CHALLENGE:
Copy every line with the string "that" in it.

SOURCE RECORDS:
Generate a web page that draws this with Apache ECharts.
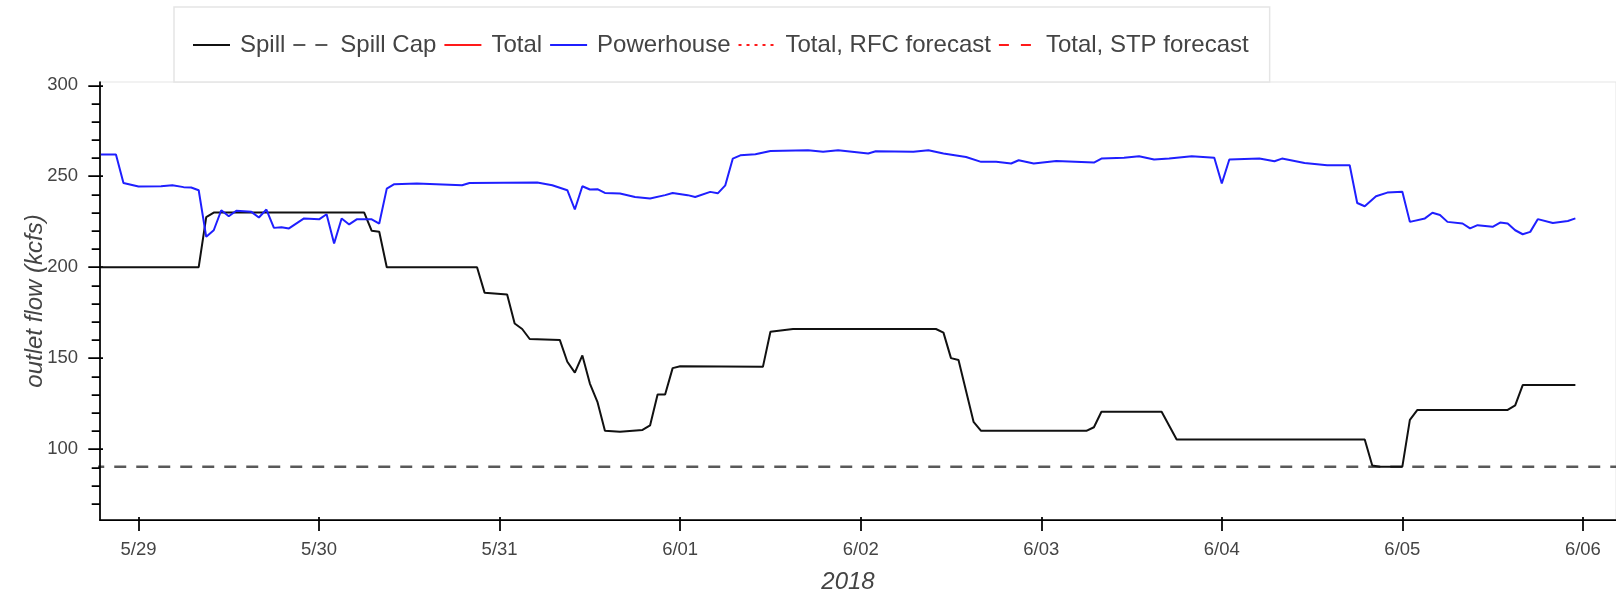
<!DOCTYPE html>
<html>
<head>
<meta charset="utf-8">
<script src="https://cdn.jsdelivr.net/npm/echarts@6/dist/echarts.min.js"></script>
<style>
  html, body { margin: 0; padding: 0; background: #fff; }
  #chart { width: 1616px; height: 600px; }
</style>
</head>
<body>
<div id="chart"></div>
<script>
// x values are hours counted from 2018-05-29 00:00
const dayTicks = [0, 24, 48, 72, 96, 120, 144, 168, 192];
const dayLabels = ["5/29", "5/30", "5/31", "6/01", "6/02", "6/03", "6/04", "6/05", "6/06"];
const flowTicks = [100, 150, 200, 250, 300];
const flowMinorTicks = [70, 80, 90, 110, 120, 130, 140, 160, 170, 180, 190,
  210, 220, 230, 240, 260, 270, 280, 290];

const spillHours = [-5, 8, 9, 10, 30, 31, 32, 33, 45, 46, 49, 50, 51, 52, 56, 57, 58, 59, 60, 61,
  62, 64, 67, 68, 69, 70, 71, 72, 83, 84, 87, 106, 107, 108, 109, 111, 112, 126, 127, 128,
  136, 138, 163, 164, 165, 168, 169, 170, 182, 183, 184, 191];
const spillFlow = [200, 200, 227.5, 230, 230, 220, 219.5, 200, 200, 186, 185, 169, 166, 160.5, 160, 148, 142, 151.5, 136, 126,
  110, 109.5, 110.5, 113, 130, 130, 144.5, 145.5, 145.2, 164.5, 166, 166, 164, 150, 149, 115, 110, 110, 112, 120.5,
  120.5, 105.3, 105.3, 91, 90.3, 90.3, 116, 121.5, 121.5, 124, 135.2, 135.2];

const powerhouseHours = [-5, -3, -2, 0, 3, 4.5, 6, 7, 8, 9, 10, 11, 12, 13, 15, 16, 17, 18, 19, 20,
  22, 24, 25, 26, 27, 28, 29, 31, 32, 33, 34, 37, 43, 44, 53, 55, 57, 58, 59, 60,
  61, 62, 64, 66, 68, 70, 71, 73, 74, 76, 77, 78, 79, 80, 82, 84, 89, 91, 93, 97,
  98, 103, 105, 107, 110, 112, 114, 116, 117, 119, 122, 127, 128, 131, 133, 135, 137, 140, 143, 144,
  145, 149, 151, 152, 155, 158, 161, 162, 163, 164.5, 166, 168, 169, 171, 172, 173, 174, 176, 177, 178,
  180, 181, 182, 183, 184, 185, 186, 188, 190, 191];
const powerhouseFlow = [262, 262, 246.3, 244.3, 244.5, 245, 244, 243.8, 242.3, 216.7, 220.3, 231.3, 228, 231, 230.4, 227.3, 231.7, 221.6, 222, 221.3,
  226.8, 226.3, 229.1, 213, 226.8, 223.5, 226.3, 226.3, 224, 243.2, 245.6, 246, 245, 246.3, 246.5, 245, 242.3, 231.7, 244.5, 242.7,
  242.9, 240.8, 240.5, 238.6, 237.7, 239.6, 240.8, 239.6, 238.6, 241.4, 240.6, 245, 259.7, 261.5, 262.1, 263.9, 264.3, 263.5, 264.3, 262.5,
  263.7, 263.5, 264.3, 262.5, 260.6, 257.9, 257.9, 257, 258.8, 257, 258.4, 257.5, 259.7, 260.2, 261, 259.2, 259.7, 261, 260.2, 246,
  259.2, 259.7, 258.2, 259.7, 257.3, 256, 256, 235.3, 233.5, 239, 241, 241.4, 224.9, 226.8, 229.9, 228.7, 224.9, 224, 221.3, 223.1,
  222.2, 224.5, 224, 220.3, 218.1, 219.4, 226.4, 224.3, 225.4, 226.8];

const spillCapHours = [-12, 204];
const spillCapFlow = [90.3, 90.3];

// not visible inside the plotted range
const totalFlow = [];
const totalRfcForecast = [];
const totalStpForecast = [];

function pairs(xs, ys) {
  return xs.map((x, i) => [x, ys[i]]);
}

const FONT = "Liberation Sans";
const xMin = -5.12, xMax = 196.4;
const yMin = 61, yMax = 301.8;

const chart = echarts.init(document.getElementById("chart"));

chart.setOption({
  animation: false,
  backgroundColor: "#fff",
  grid: {
    left: 100, right: 0, top: 82, bottom: 80,
    show: true, borderColor: "#e5e5e5", borderWidth: 1,
    containLabel: false, outerBoundsMode: "none"
  },
  legend: {
    left: 174, top: 7,
    padding: [26, 21, 25, 18],
    itemWidth: 37, itemHeight: 24, itemGap: 7,
    backgroundColor: "#fff",
    borderColor: "#e5e5e5", borderWidth: 1.5,
    itemStyle: { opacity: 0 },
    textStyle: { fontFamily: FONT, fontSize: 24, color: "#444", padding: [0, 0, 0, 5] },
    data: ["Spill", "Spill Cap", "Total", "Powerhouse", "Total, RFC forecast", "Total, STP forecast"]
  },
  xAxis: [
    {
      type: "value", min: xMin, max: xMax, position: "bottom",
      axisLine: { show: true, onZero: false, lineStyle: { color: "#000", width: 1.75 } },
      axisTick: { show: true, customValues: dayTicks, length: 11, lineStyle: { color: "#000", width: 1.75 } },
      axisLabel: {
        customValues: dayTicks, margin: 20,
        formatter: v => dayLabels[dayTicks.indexOf(v)],
        fontFamily: FONT, fontSize: 18.5, color: "#444"
      },
      splitLine: { show: false },
      name: "2018", nameLocation: "middle", nameGap: 50, nameMoveOverlap: false,
      nameTextStyle: { fontFamily: FONT, fontSize: 24, fontStyle: "italic", color: "#444", padding: [0, 20, 0, 0] }
    },
    {
      type: "value", min: xMin, max: xMax, position: "bottom",
      axisLine: { show: false, onZero: false },
      axisTick: { show: true, inside: true, customValues: dayTicks, length: 3, lineStyle: { color: "#000", width: 1.75 } },
      axisLabel: { show: false },
      splitLine: { show: false }
    }
  ],
  yAxis: [
    {
      type: "value", min: yMin, max: yMax, position: "left",
      axisLine: { show: true, onZero: false, lineStyle: { color: "#000", width: 1.75 } },
      axisTick: { show: true, customValues: flowTicks, length: 11.7, lineStyle: { color: "#000", width: 1.75 } },
      axisLabel: { customValues: flowTicks, margin: 22, fontFamily: FONT, fontSize: 18.5, color: "#444" },
      splitLine: { show: false },
      name: "outlet flow (kcfs)", nameLocation: "middle", nameRotate: 90, nameGap: 53, nameMoveOverlap: false,
      nameTextStyle: { fontFamily: FONT, fontSize: 24, fontStyle: "italic", color: "#444" }
    },
    {
      type: "value", min: yMin, max: yMax, position: "left",
      axisLine: { show: false, onZero: false },
      axisTick: { show: true, customValues: flowMinorTicks, length: 8.3, lineStyle: { color: "#000", width: 1.75 } },
      axisLabel: { show: false },
      splitLine: { show: false }
    },
    {
      type: "value", min: yMin, max: yMax, position: "left",
      axisLine: { show: false, onZero: false },
      axisTick: { show: true, inside: true, customValues: flowTicks, length: 3, lineStyle: { color: "#000", width: 1.75 } },
      axisLabel: { show: false },
      splitLine: { show: false }
    }
  ],
  series: [
    {
      name: "Spill Cap", type: "line", data: pairs(spillCapHours, spillCapFlow),
      symbol: "none", color: "rgba(0,0,0,0.65)",
      lineStyle: { color: "rgba(0,0,0,0.65)", width: 2.5, type: [12, 10] }
    },
    {
      name: "Spill", type: "line", data: pairs(spillHours, spillFlow),
      symbol: "none", color: "#111",
      lineStyle: { color: "#111", width: 2 }
    },
    {
      name: "Total", type: "line", data: totalFlow,
      symbol: "none", color: "#ff1a1a",
      lineStyle: { color: "#ff1a1a", width: 2 }
    },
    {
      name: "Powerhouse", type: "line", data: pairs(powerhouseHours, powerhouseFlow),
      symbol: "none", color: "#1f1fff",
      lineStyle: { color: "#1f1fff", width: 2 }
    },
    {
      name: "Total, RFC forecast", type: "line", data: totalRfcForecast,
      symbol: "none", color: "#ff1a1a",
      lineStyle: { color: "#ff1a1a", width: 2, type: [3, 5] }
    },
    {
      name: "Total, STP forecast", type: "line", data: totalStpForecast,
      symbol: "none", color: "#ff1a1a",
      lineStyle: { color: "#ff1a1a", width: 2, type: [10, 12] }
    }
  ]
});
</script>
</body>
</html>
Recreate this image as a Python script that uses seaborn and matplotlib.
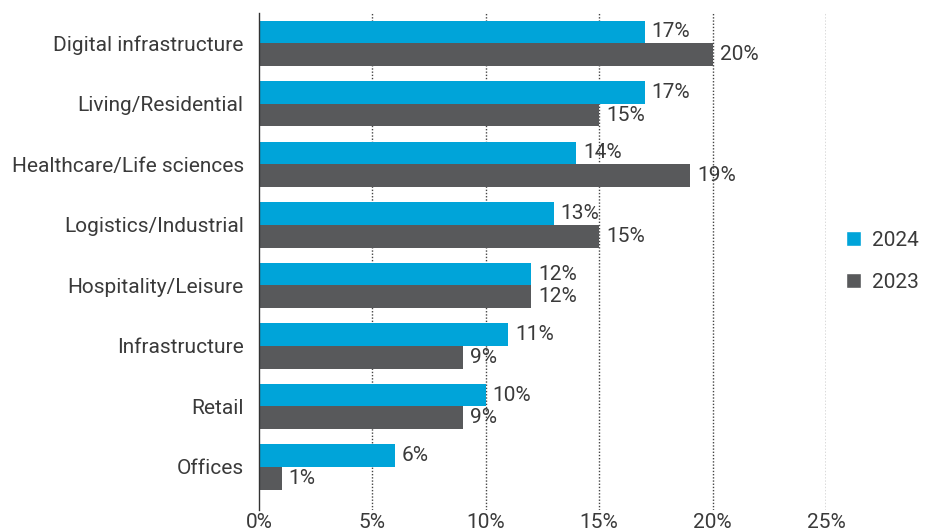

RESPONSE:
Generate a web page that draws this with Apache ECharts.
Recreate this image as a Python script that uses seaborn and matplotlib.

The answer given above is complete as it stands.